Input for this task:
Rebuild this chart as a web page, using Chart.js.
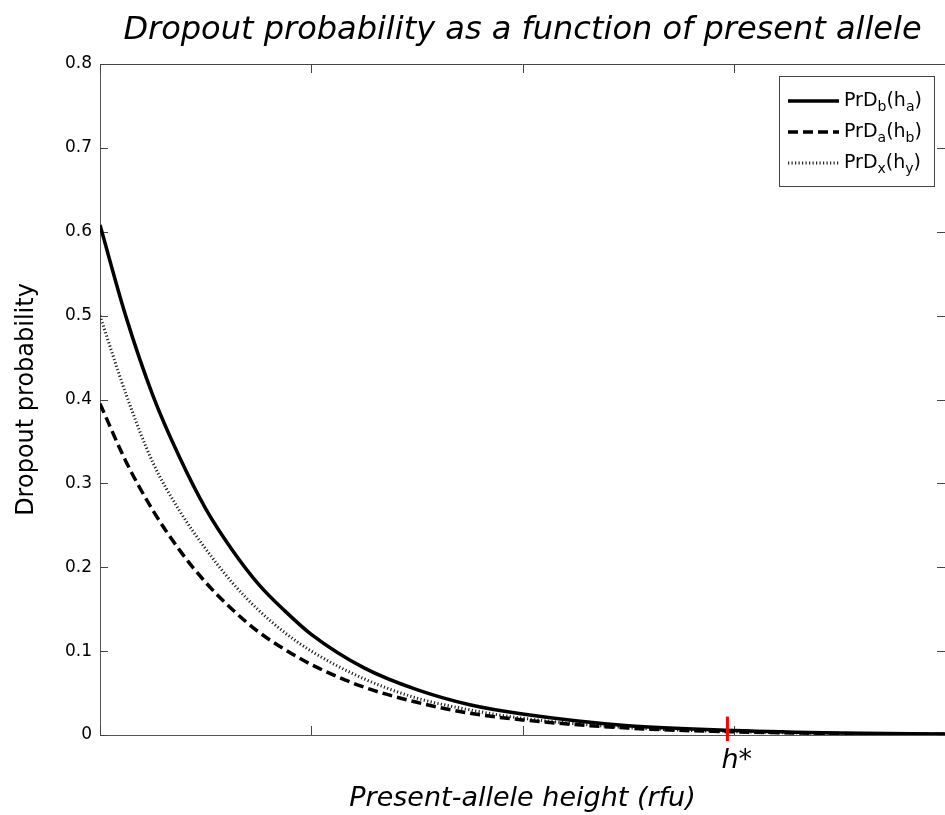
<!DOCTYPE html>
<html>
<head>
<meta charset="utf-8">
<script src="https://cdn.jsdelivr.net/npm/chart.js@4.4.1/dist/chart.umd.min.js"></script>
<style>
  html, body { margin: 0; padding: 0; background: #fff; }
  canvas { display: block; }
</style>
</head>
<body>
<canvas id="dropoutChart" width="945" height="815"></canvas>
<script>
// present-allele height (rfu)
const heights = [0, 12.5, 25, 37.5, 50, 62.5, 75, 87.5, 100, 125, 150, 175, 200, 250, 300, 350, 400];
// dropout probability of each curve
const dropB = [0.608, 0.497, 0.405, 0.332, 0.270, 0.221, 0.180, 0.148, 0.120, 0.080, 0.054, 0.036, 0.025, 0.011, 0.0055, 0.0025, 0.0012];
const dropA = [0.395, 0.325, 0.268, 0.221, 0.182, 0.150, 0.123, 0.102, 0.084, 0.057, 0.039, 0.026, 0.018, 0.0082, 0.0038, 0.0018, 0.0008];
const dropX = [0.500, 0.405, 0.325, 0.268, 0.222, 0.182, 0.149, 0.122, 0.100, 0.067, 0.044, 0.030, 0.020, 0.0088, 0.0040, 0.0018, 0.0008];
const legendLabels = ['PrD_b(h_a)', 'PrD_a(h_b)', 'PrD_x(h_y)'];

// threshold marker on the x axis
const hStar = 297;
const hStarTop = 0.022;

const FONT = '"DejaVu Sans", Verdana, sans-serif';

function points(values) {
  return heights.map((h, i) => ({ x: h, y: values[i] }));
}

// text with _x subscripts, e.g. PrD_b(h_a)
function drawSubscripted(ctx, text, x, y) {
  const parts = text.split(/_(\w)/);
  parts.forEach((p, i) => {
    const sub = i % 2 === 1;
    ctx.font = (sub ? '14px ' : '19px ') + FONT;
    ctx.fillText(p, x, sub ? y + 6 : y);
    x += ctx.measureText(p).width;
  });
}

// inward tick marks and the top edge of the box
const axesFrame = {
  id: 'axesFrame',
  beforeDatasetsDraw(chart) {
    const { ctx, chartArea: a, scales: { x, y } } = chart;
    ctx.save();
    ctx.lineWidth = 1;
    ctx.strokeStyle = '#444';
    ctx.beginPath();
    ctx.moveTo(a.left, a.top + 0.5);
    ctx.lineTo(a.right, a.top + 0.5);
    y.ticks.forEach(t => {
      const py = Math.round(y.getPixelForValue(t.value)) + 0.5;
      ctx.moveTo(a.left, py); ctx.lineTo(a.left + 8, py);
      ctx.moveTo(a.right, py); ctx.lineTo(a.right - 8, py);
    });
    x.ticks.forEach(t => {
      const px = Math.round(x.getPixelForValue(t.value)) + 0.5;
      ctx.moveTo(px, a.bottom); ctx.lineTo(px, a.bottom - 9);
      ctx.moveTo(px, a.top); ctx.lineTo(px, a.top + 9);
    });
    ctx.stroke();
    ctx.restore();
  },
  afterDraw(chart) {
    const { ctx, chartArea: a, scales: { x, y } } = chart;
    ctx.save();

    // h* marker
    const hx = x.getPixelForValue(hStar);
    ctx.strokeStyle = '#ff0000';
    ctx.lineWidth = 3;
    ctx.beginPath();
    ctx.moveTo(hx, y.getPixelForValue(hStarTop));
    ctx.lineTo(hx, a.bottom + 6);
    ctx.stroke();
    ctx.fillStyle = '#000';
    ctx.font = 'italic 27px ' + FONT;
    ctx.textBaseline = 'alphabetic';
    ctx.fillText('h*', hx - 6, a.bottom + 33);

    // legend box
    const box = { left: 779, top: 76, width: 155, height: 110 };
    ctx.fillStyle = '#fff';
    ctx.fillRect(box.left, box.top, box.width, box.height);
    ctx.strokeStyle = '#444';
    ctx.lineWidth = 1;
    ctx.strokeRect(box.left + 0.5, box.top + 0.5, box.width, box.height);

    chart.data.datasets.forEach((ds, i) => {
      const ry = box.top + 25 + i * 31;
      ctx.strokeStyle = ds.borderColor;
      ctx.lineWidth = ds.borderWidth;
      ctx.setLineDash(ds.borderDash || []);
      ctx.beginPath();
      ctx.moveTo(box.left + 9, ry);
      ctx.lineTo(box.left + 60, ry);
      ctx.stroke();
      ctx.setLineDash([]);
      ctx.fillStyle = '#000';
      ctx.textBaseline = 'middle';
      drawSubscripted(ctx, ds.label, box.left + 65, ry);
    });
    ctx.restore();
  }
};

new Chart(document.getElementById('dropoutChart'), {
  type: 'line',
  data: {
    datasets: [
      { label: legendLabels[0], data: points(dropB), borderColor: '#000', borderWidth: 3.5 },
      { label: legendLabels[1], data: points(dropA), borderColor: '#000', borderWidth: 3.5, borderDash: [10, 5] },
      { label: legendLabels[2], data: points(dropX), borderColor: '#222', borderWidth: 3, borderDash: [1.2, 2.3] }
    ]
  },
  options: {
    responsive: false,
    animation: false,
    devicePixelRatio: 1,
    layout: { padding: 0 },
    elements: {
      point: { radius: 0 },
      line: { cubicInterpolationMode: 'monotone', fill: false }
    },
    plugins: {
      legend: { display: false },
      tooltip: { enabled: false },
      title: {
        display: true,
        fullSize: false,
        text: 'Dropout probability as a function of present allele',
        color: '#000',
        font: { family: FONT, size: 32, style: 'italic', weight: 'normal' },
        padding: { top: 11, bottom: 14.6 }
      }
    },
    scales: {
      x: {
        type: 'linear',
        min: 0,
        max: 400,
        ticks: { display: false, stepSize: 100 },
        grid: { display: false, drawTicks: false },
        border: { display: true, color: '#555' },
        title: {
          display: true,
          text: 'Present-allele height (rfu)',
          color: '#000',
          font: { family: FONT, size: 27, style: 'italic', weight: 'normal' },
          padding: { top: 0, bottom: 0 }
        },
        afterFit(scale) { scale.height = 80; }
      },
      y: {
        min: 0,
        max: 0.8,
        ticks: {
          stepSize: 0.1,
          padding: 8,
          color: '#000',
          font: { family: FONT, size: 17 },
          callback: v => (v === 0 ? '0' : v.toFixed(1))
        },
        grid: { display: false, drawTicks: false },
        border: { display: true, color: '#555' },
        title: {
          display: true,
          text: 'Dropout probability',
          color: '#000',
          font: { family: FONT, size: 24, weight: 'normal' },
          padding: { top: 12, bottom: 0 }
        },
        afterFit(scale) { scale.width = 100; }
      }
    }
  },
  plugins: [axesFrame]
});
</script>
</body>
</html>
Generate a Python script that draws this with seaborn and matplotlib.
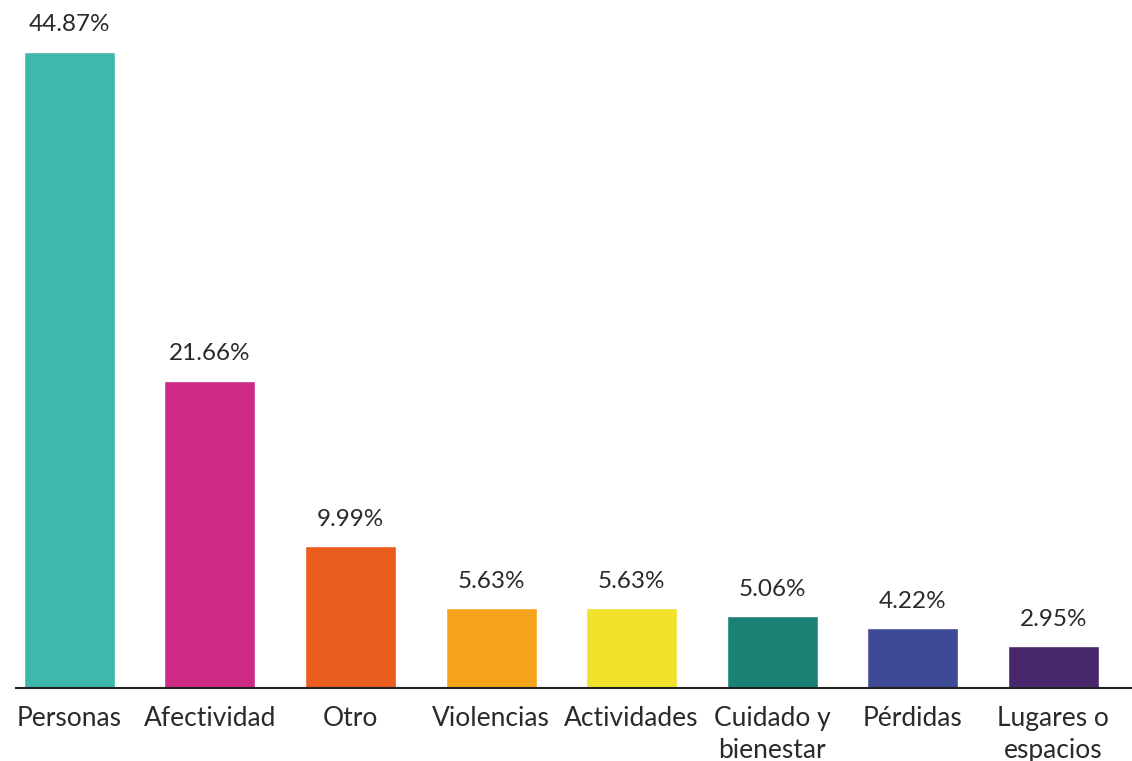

To do: Make an exact copy of the records shown above, without the pictures.

Exercise result:
Rebuild this chart as a web page, using Chart.js.
<!DOCTYPE html>
<html>
<head>
<meta charset="utf-8">
<script src="https://cdn.jsdelivr.net/npm/chart.js@4.4.1/dist/chart.umd.min.js"></script>
<style>
  html, body { margin: 0; padding: 0; background: #fff; }
  canvas { display: block; }
</style>
</head>
<body>
<canvas id="dropoutChart" width="945" height="815"></canvas>
<script>
// present-allele height (rfu)
const heights = [0, 12.5, 25, 37.5, 50, 62.5, 75, 87.5, 100, 125, 150, 175, 200, 250, 300, 350, 400];
// dropout probability of each curve
const dropB = [0.608, 0.497, 0.405, 0.332, 0.270, 0.221, 0.180, 0.148, 0.120, 0.080, 0.054, 0.036, 0.025, 0.011, 0.0055, 0.0025, 0.0012];
const dropA = [0.395, 0.325, 0.268, 0.221, 0.182, 0.150, 0.123, 0.102, 0.084, 0.057, 0.039, 0.026, 0.018, 0.0082, 0.0038, 0.0018, 0.0008];
const dropX = [0.500, 0.405, 0.325, 0.268, 0.222, 0.182, 0.149, 0.122, 0.100, 0.067, 0.044, 0.030, 0.020, 0.0088, 0.0040, 0.0018, 0.0008];
const legendLabels = ['PrD_b(h_a)', 'PrD_a(h_b)', 'PrD_x(h_y)'];

// threshold marker on the x axis
const hStar = 297;
const hStarTop = 0.022;

const FONT = '"DejaVu Sans", Verdana, sans-serif';

function points(values) {
  return heights.map((h, i) => ({ x: h, y: values[i] }));
}

// text with _x subscripts, e.g. PrD_b(h_a)
function drawSubscripted(ctx, text, x, y) {
  const parts = text.split(/_(\w)/);
  parts.forEach((p, i) => {
    const sub = i % 2 === 1;
    ctx.font = (sub ? '14px ' : '19px ') + FONT;
    ctx.fillText(p, x, sub ? y + 6 : y);
    x += ctx.measureText(p).width;
  });
}

// inward tick marks and the top edge of the box
const axesFrame = {
  id: 'axesFrame',
  beforeDatasetsDraw(chart) {
    const { ctx, chartArea: a, scales: { x, y } } = chart;
    ctx.save();
    ctx.lineWidth = 1;
    ctx.strokeStyle = '#444';
    ctx.beginPath();
    ctx.moveTo(a.left, a.top + 0.5);
    ctx.lineTo(a.right, a.top + 0.5);
    y.ticks.forEach(t => {
      const py = Math.round(y.getPixelForValue(t.value)) + 0.5;
      ctx.moveTo(a.left, py); ctx.lineTo(a.left + 8, py);
      ctx.moveTo(a.right, py); ctx.lineTo(a.right - 8, py);
    });
    x.ticks.forEach(t => {
      const px = Math.round(x.getPixelForValue(t.value)) + 0.5;
      ctx.moveTo(px, a.bottom); ctx.lineTo(px, a.bottom - 9);
      ctx.moveTo(px, a.top); ctx.lineTo(px, a.top + 9);
    });
    ctx.stroke();
    ctx.restore();
  },
  afterDraw(chart) {
    const { ctx, chartArea: a, scales: { x, y } } = chart;
    ctx.save();

    // h* marker
    const hx = x.getPixelForValue(hStar);
    ctx.strokeStyle = '#ff0000';
    ctx.lineWidth = 3;
    ctx.beginPath();
    ctx.moveTo(hx, y.getPixelForValue(hStarTop));
    ctx.lineTo(hx, a.bottom + 6);
    ctx.stroke();
    ctx.fillStyle = '#000';
    ctx.font = 'italic 27px ' + FONT;
    ctx.textBaseline = 'alphabetic';
    ctx.fillText('h*', hx - 6, a.bottom + 33);

    // legend box
    const box = { left: 779, top: 76, width: 155, height: 110 };
    ctx.fillStyle = '#fff';
    ctx.fillRect(box.left, box.top, box.width, box.height);
    ctx.strokeStyle = '#444';
    ctx.lineWidth = 1;
    ctx.strokeRect(box.left + 0.5, box.top + 0.5, box.width, box.height);

    chart.data.datasets.forEach((ds, i) => {
      const ry = box.top + 25 + i * 31;
      ctx.strokeStyle = ds.borderColor;
      ctx.lineWidth = ds.borderWidth;
      ctx.setLineDash(ds.borderDash || []);
      ctx.beginPath();
      ctx.moveTo(box.left + 9, ry);
      ctx.lineTo(box.left + 60, ry);
      ctx.stroke();
      ctx.setLineDash([]);
      ctx.fillStyle = '#000';
      ctx.textBaseline = 'middle';
      drawSubscripted(ctx, ds.label, box.left + 65, ry);
    });
    ctx.restore();
  }
};

new Chart(document.getElementById('dropoutChart'), {
  type: 'line',
  data: {
    datasets: [
      { label: legendLabels[0], data: points(dropB), borderColor: '#000', borderWidth: 3.5 },
      { label: legendLabels[1], data: points(dropA), borderColor: '#000', borderWidth: 3.5, borderDash: [10, 5] },
      { label: legendLabels[2], data: points(dropX), borderColor: '#222', borderWidth: 3, borderDash: [1.2, 2.3] }
    ]
  },
  options: {
    responsive: false,
    animation: false,
    devicePixelRatio: 1,
    layout: { padding: 0 },
    elements: {
      point: { radius: 0 },
      line: { cubicInterpolationMode: 'monotone', fill: false }
    },
    plugins: {
      legend: { display: false },
      tooltip: { enabled: false },
      title: {
        display: true,
        fullSize: false,
        text: 'Dropout probability as a function of present allele',
        color: '#000',
        font: { family: FONT, size: 32, style: 'italic', weight: 'normal' },
        padding: { top: 11, bottom: 14.6 }
      }
    },
    scales: {
      x: {
        type: 'linear',
        min: 0,
        max: 400,
        ticks: { display: false, stepSize: 100 },
        grid: { display: false, drawTicks: false },
        border: { display: true, color: '#555' },
        title: {
          display: true,
          text: 'Present-allele height (rfu)',
          color: '#000',
          font: { family: FONT, size: 27, style: 'italic', weight: 'normal' },
          padding: { top: 0, bottom: 0 }
        },
        afterFit(scale) { scale.height = 80; }
      },
      y: {
        min: 0,
        max: 0.8,
        ticks: {
          stepSize: 0.1,
          padding: 8,
          color: '#000',
          font: { family: FONT, size: 17 },
          callback: v => (v === 0 ? '0' : v.toFixed(1))
        },
        grid: { display: false, drawTicks: false },
        border: { display: true, color: '#555' },
        title: {
          display: true,
          text: 'Dropout probability',
          color: '#000',
          font: { family: FONT, size: 24, weight: 'normal' },
          padding: { top: 12, bottom: 0 }
        },
        afterFit(scale) { scale.width = 100; }
      }
    }
  },
  plugins: [axesFrame]
});
</script>
</body>
</html>
Generate a Python script that draws this with seaborn and matplotlib.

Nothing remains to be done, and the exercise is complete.